6. Bug Bounties and Bounty Programs

If you can code, audit, or even just write well, bug bounty platforms and content bounties pay serious coin. Protocols like Immunefi have paid out tens of millions to white-hat hackers who found critical vulnerabilities. You don't need to be elite — even medium-severity bugs often earn four figures.
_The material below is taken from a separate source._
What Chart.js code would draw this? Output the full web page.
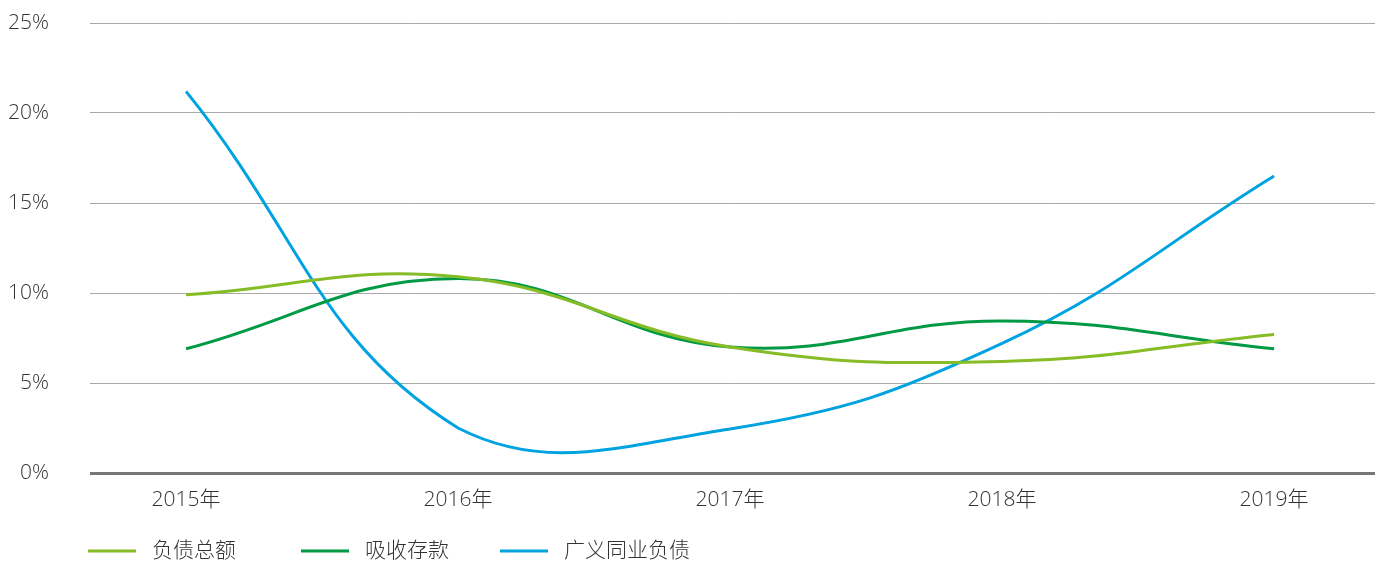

Non-technical contributors can earn bounties through translation, community moderation, and content creation. Many DAOs allocate treasury funds specifically to reward active community members who translate docs, run AMAs, or write tutorials.

7. Trade Smart, Not Often

This isn't a "get free coin" tip — it's the honest path to actually growing your stack. Day trading bleeds most beginners dry through fees and bad timing. Instead, focus on disciplined strategies: dollar-cost averaging into quality assets, swing trading with clear risk parameters, and taking profits in bull cycles rather than chasing green candles.

Set hard rules. Never risk more than 1–2% of your portfolio on a single trade. Use stop losses. Take partial profits at predetermined targets. Compounding small wins is how consistent traders actually get coin over time.

Key Takeaways

  • Airdrops remain king for zero-capital token acquisition if you time them right.
  • Staking and yield turn idle holdings into passive coin generators.
  • Faucets and quests pay small amounts but stack up over weeks.
  • Learn-and-Earn programs reward knowledge with tokens.
  • Bug bounties and DAOs pay contributors in coin for real work.
  • Disciplined trading beats gambling, even if it's slower.

Getting coin isn't about one magic trick — it's about layering multiple strategies so that small wins compound into a real portfolio. Start with the lowest-risk options, protect your keys, and always do your own research before clicking any claim button.